One of the photos was just a picture of a lift chair in the air. But it doesn't do justice to the amount of time I spent on lifts during my ten day ski every day streak.

So skiing is sliding down hills, carving shapes on the surface of steep pitches of white, going kind of fast and then going faster. But skiing is also waiting (not so much at Kirkwood though occasionally the line feels like a very cold Post Office line at Christmas). And skiing is sitting on a big iron bench as it lifts into the air and then climbs hundreds of yards up the mountain. Sometimes this is a real challenge; you dress for the skiing part, so you don't want to overdress and be too hot, yet often when it is cold out the lift part reminds you that you could have used one more layer, a neck gaiter, in extreme weather a blood transfusion or a portable large fireplace.

The long slow ride up the mountain is a chance, if you so desire, to pause the Doing part of the brain and engage the Being part. So I thought a lot, reflected a lot, spaced out a lot. Hard to say how much of each since I find reflection and spacing out blend at some point. And the hot sun helped too; no primal chilling blasts of icy wind in the face, no fiendish Jack Frost eight degree nose-pinching, no Jack London am I going to die before the lift reaches the top revisitings of To Build A Fire. No, it was mostly incredibly sunny, and the lift on a Tuesday or Wednesday is as good as it gets for meditating. And there is a fixed time, too; at some point the meditation ends, you mentally note the takeaway, and then you keep your tips up and pop off the lift and (and isn't this what we all hope from deep meditations, long reflections on life and love and liberty) there you are: on Top of the World. Literally.
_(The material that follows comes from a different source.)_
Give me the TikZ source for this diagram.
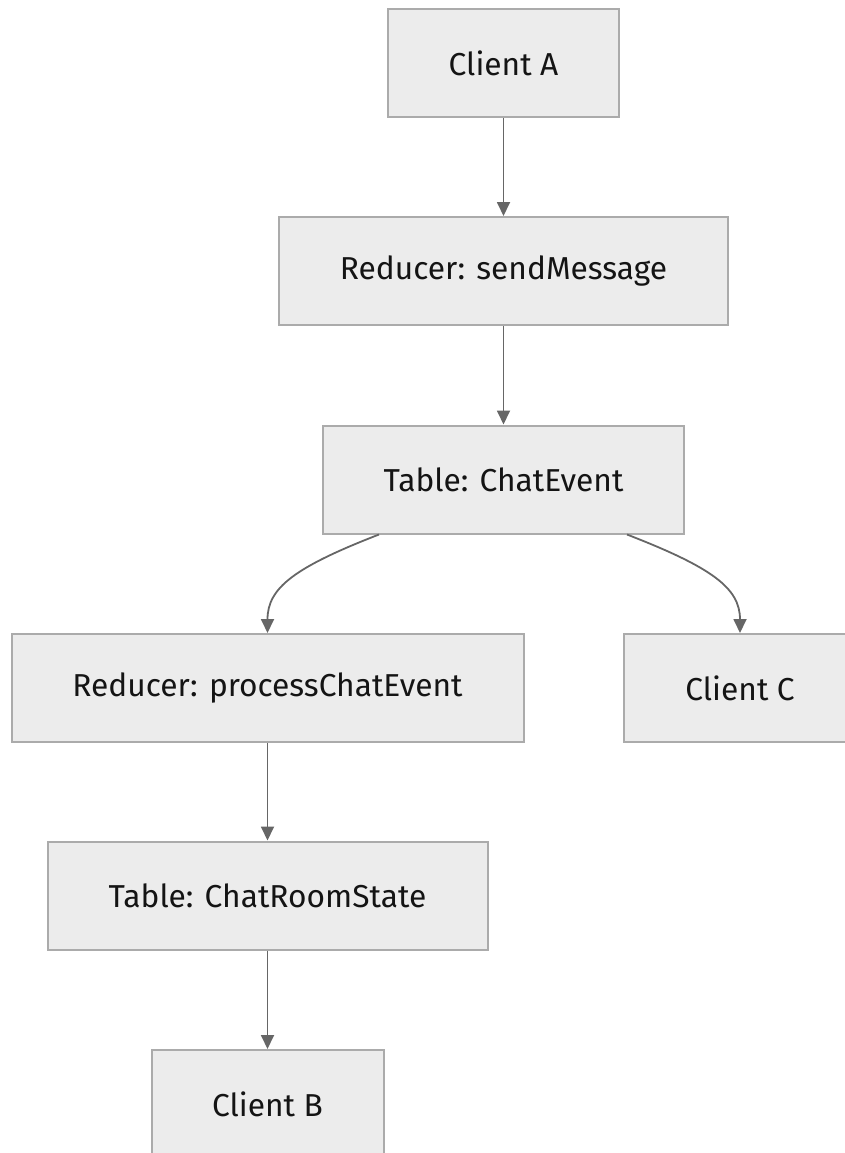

Another thing about chairlifts: chair lifts are big metal arms for lifting humans as if they were children; that is, they do what amusement park rides do. Remember when you are little and your dad or mom lifted you up and spun you around? Threw you up in the air and caught you (hopefully every time)? I have body memories of my dad as a Huge Person picking me up and throwing me; I remember holding my son when he was the size of Mister Peanut from the ads, holding him up Kunta Kinte style as we stood at the edge of the Puget Sound and thinking "This is probably what I felt like back in the day when I was the peanut; someone godlike can pick me up and it feels more or less safe, like I'm literally in good hands, strong hands." Well I think amusement park rides are partly nostalgias for those days when Big People ran the show and took care of you, and when they were in a good mood even amused you and excited you. And chairlifts are a very mellow version of that. It's like your mom picking you up and putting you way way up on that slide that you can't quite climb yet.

And chairlifts are the slowing down of the pace of the day, forcing even the adrenaline junkies to do nothing, stare out at the mountains, feel the change of weather from low to high. They are chances to put your arms around your girl or guy, chances to look up at the sky and not down at the extremely interesting because at high speeds fairly dangerous whipping below and in front of you ground.
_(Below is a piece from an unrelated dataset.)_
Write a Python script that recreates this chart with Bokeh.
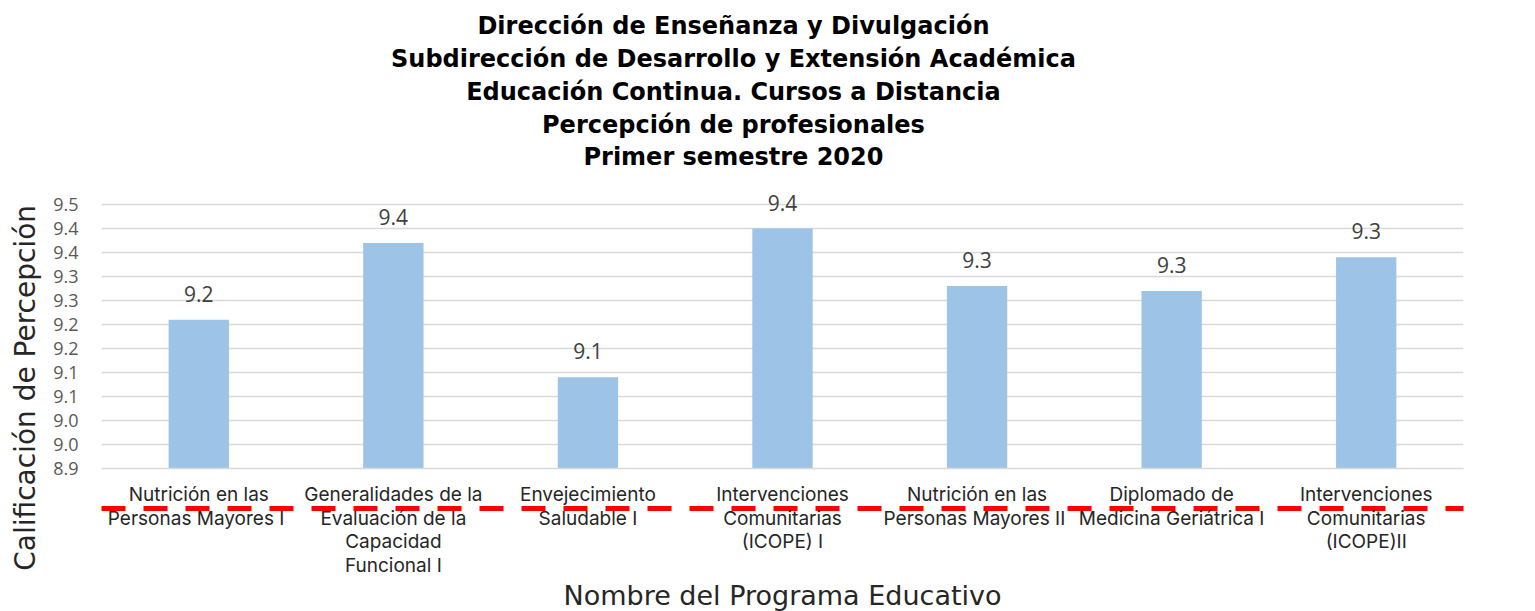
import math
from bokeh.plotting import figure
from bokeh.models import (ColumnDataSource, LabelSet, Label, FixedTicker, CategoricalAxis,
                          FactorRange, CategoricalScale)
from bokeh.embed import file_html
from bokeh.resources import INLINE
from bokeh.core.properties import value

# ---------------- data ----------------
CATEGORIES = [
    "Nutrición en las\nPersonas Mayores  I",
    "Generalidades de la\nEvaluación de la\nCapacidad\nFuncional I",
    "Envejecimiento\nSaludable I",
    "Intervenciones\nComunitarias\n(ICOPE) I",
    "Nutrición en las\nPersonas Mayores  II",
    "Diplomado de\nMedicina Geriátrica I",
    "Intervenciones\nComunitarias\n(ICOPE)II",
]
VALUES = [9.21, 9.37, 9.09, 9.40, 9.28, 9.27, 9.34]
Y_TICKS = [8.9, 8.95, 9.0, 9.05, 9.1, 9.15, 9.2, 9.25, 9.3, 9.35, 9.4, 9.45]
Y_TICK_LABELS = ["8.9", "9.0", "9.0", "9.1", "9.1", "9.2", "9.2", "9.3", "9.3", "9.4", "9.4", "9.5"]
TITLE_LINES = [
    "Dirección de Enseñanza y Divulgación",
    "Subdirección de Desarrollo y Extensión Académica",
    "Educación Continua. Cursos a Distancia",
    "Percepción de profesionales",
    "Primer semestre 2020",
]
X_TITLE = "Nombre del Programa Educativo"
Y_TITLE = "Calificación de Percepción"
Y_MIN, Y_MAX = 8.9, 9.5

BAR_COLOR = "#9DC3E6"
GRID_COLOR = "#D9D9D9"
LABEL_FONT = "Inter"
HEAD_FONT = "DejaVu Sans"
BODY_FONT = "Open Sans"

# category labels split: first line above the red dashed line, the rest below it
# (a zero-width space keeps repeated first lines unique as factors)
FIRST_LINES = []
for c in CATEGORIES:
    f = c.split("\n")[0]
    while f in FIRST_LINES:
        f += "\u200b"
    FIRST_LINES.append(f)
REST_LINES = ["\n".join(c.split("\n")[1:]) for c in CATEGORIES]

src = ColumnDataSource(dict(
    cat=CATEGORIES,
    val=VALUES,
    lbl=[f"{v:.1f}" for v in VALUES],
))

p = figure(
    width=1535, height=611,
    x_range=CATEGORIES, y_range=(Y_MIN, Y_MAX),
    output_backend="svg", toolbar_location=None,
    min_border_left=101, min_border_right=72,
    min_border_top=180, min_border_bottom=140,
)
p.extra_x_ranges = {"first": FactorRange(factors=FIRST_LINES),
                    "rest": FactorRange(factors=REST_LINES)}
p.extra_x_scales = {"first": CategoricalScale(), "rest": CategoricalScale()}
p.outline_line_color = None
p.background_fill_color = "white"
p.border_fill_color = "white"

p.vbar(x="cat", top="val", bottom=Y_MIN, width=0.31, source=src,
       fill_color=BAR_COLOR, line_color=None)

p.add_layout(LabelSet(x="cat", y="val", text="lbl", source=src,
                      text_align="center", text_baseline="alphabetic",
                      y_offset=18, text_font=value(BODY_FONT),
                      text_font_size="21px", text_color="#404040"))

# grid
p.xgrid.grid_line_color = None
p.ygrid.grid_line_color = GRID_COLOR
p.ygrid.grid_line_width = 1.3

# y axis
yax = p.yaxis[0]
yax.ticker = FixedTicker(ticks=Y_TICKS)
yax.major_label_overrides = {t: l for t, l in zip(Y_TICKS, Y_TICK_LABELS)}
yax.axis_line_color = None
yax.major_tick_line_color = None
yax.minor_tick_line_color = None
yax.major_tick_out = 0
yax.major_label_standoff = 23
yax.major_label_text_font = BODY_FONT
yax.major_label_text_font_size = "18px"
yax.major_label_text_color = "#595959"

# x axis 1: grey base line + first line of each category label
xax = p.xaxis[0]
xax.x_range_name = "first"
xax.axis_line_color = GRID_COLOR
xax.axis_line_width = 1.5
xax.major_tick_line_color = None
xax.minor_tick_line_color = None
xax.major_tick_in = 0
xax.major_tick_out = 3
xax.major_label_standoff = 11
xax.major_label_text_font = LABEL_FONT
xax.major_label_text_font_size = "19px"
xax.major_label_text_color = "#262626"
xax.major_label_text_line_height = 1.04

# x axis 2: red dashed line + remaining lines of each category label
xax2 = CategoricalAxis(
    x_range_name="rest",
    axis_line_color="#FF0000", axis_line_width=5, axis_line_dash="24 18",
    major_tick_line_color=None, minor_tick_line_color=None,
    major_tick_in=0, major_tick_out=0,
    major_label_standoff=-2,
    major_label_text_font=LABEL_FONT, major_label_text_font_size="19px",
    major_label_text_color="#262626", major_label_text_line_height=1.04,
)
p.add_layout(xax2, "below")

# title block (side panel above the frame)
p.add_layout(Label(x=3.248, y=9.8505, text="\n".join(TITLE_LINES),
                   text_align="center", text_baseline="top",
                   text_font=HEAD_FONT, text_font_style="bold",
                   text_font_size="24px", text_line_height=1.17,
                   text_color="black"), "above")

# axis titles (side panels)
p.add_layout(Label(x=3.5, y=8.6361, text=X_TITLE,
                   text_align="center", text_baseline="alphabetic",
                   text_font=HEAD_FONT, text_font_size="27px",
                   text_color="#262626"), "below")
p.add_layout(Label(x=-0.3906, y=9.068, angle=math.pi / 2, text=Y_TITLE,
                   text_align="center", text_baseline="alphabetic",
                   text_font=HEAD_FONT, text_font_size="28px",
                   text_color="#262626"), "left")

open("out.html", "w").write(file_html(p, INLINE))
I'm not saying most people see lifts like this. But I am saying that there is something about the very nature of powerful reliable dependable iron hands hauling you up a mountain. And perhaps for some - for many? - you only notice when the powerful reliable iron hands aren't reliable. On Tuesday Chair 2 stopped for what felt like forever (probably less than ten minutes, more than five). We were hanging fifty feet in the air; people grew restive, a guy yelled a couple of times (that sure helped); our Inalienable Right to being hauled up the hill by our metal parent was being abrogated. For me, I got to talk to the two Argentinian girls in front of me (they asked if I'd seen the movie Frozen, where skiers get stranded on a lift after dark and terror ensues), feel a moment of panic (stomach drops a little looking down), more than a few moments of envy (the people who'd gotten off the lift just before it shut down were happily scampering down the hill on their prosthetics and singing happy not stuck on a lift songs). The song in my bowling ball helmet sound system shifted to an old timey tune with banjo by Union Station, about going off to the Civil War. I listened, trapped dangling and looking over forbidding mountains; I imagined what this place would have been like in 1860, what it would look like to a man or woman on foot, on horseback, pulling a wagon. And the song sang its plaintive words:

From the bright sunny south to the war, I was sent,
E'er the days of my boyhood, I scarcely had spent.
From it's cool shady forests and deep flowing streams,
Ever fond in my mem'ry and sweet in my dreams.

I couldn't go anywhere. The mountains changed from playthings to obstacles to uncanny symbols of what divided here from an unimaginable there, where I might have to go, to fight and kill, to buy and till.

Then the lift shuddered, slowly we moved as if the horses hitched to the wagon were finally, and with much complaint, shuffling forward. The line gave a cheer, the Argentinian girls yelled "Watch Frozen!" and in a minute I was hopping off the lift and hauling over to the Ski Patrol hut with the big dogs sleeping in the sun, the bucket of Pepsis and waters and Mountain Dews. The bucket has a sign $1 and you put the money in a cast in the shape of an arm. Someone's cast, it seems, now just a memory of a fracture, a break.